Friday, October 22, 2010
Mudslinging as Election Day draws nearer
By GARY BAUMGARTEN
The one that really got me was the ad urging Latinos to not vote at all - to send a message to the Democrats that they can't be taken for granted.
But that's just one example of the stupidity surrounding elections these days.
The other day I had several days worth of mail accumulated on my desk. As I waded through the pile to make sure I didn't fall behind on my bills, I noticed that most of it was from political campaigns. The only problem - I couldn't easily figure out whose campaigns they were from.
That's because, instead of supporting a candidate - they all focused on attacking an opponent.
I had to search for the return address, or the tiny lettering at the bottom disclosing who paid for the ad, to find out who sent it my way.
Actually, I don't think this is such a good campaign tactic. It gives one's opponent name recognition, instead of the candidate the campaign is supporting.
But it's all enough to encourage people to stay away from the polls. This kind of campaigning leaves the impression that no matter who you elect, he or she won't be so good for you.
Of course, the people running the campaigns aren't stupid. They read the polls too. And the polls suggest that there's a general "throw the bums out" mentality sweeping the nation. The only problem with that is, in two year's time, voters may be inclined to throw the new bums out.

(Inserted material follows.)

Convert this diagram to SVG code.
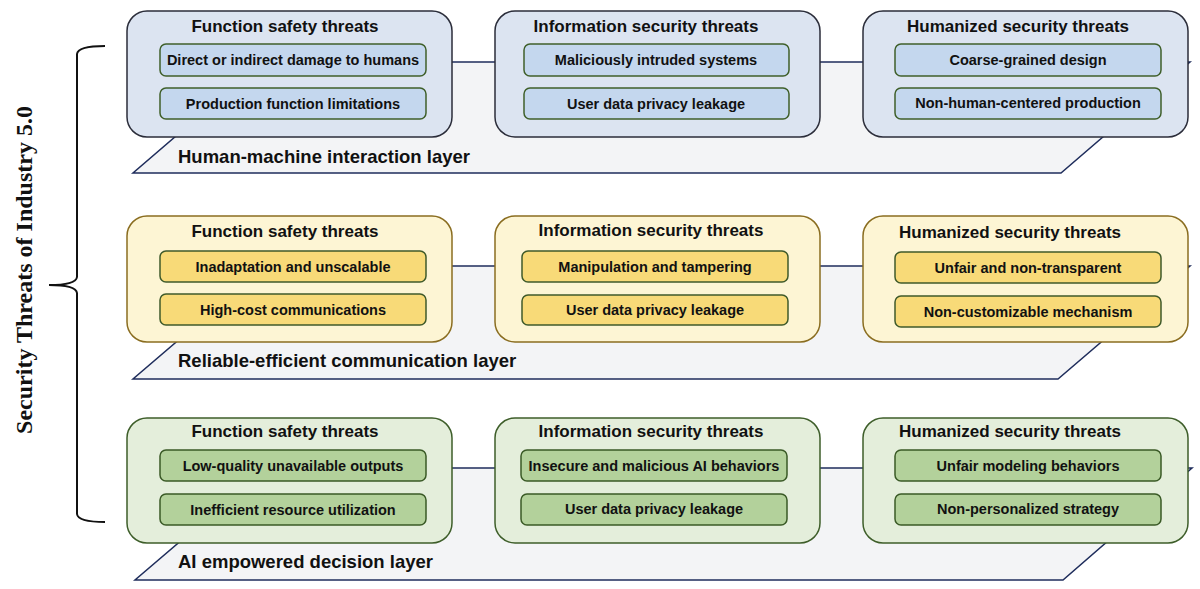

Complex problems face this nation and this world. They demand well thought-out solutions. There are no simple nor quick answers, for example, to the economic problems that have so many Americans on their heels.
Life isn't like a TV show in which a problem is resolved in 30 or 60 minutes. When it comes to problems of state, there are no instant solutions.
That's why negative campaigning and the throw out the old in favor of the new even when we don't know what the new represents approach is wrong.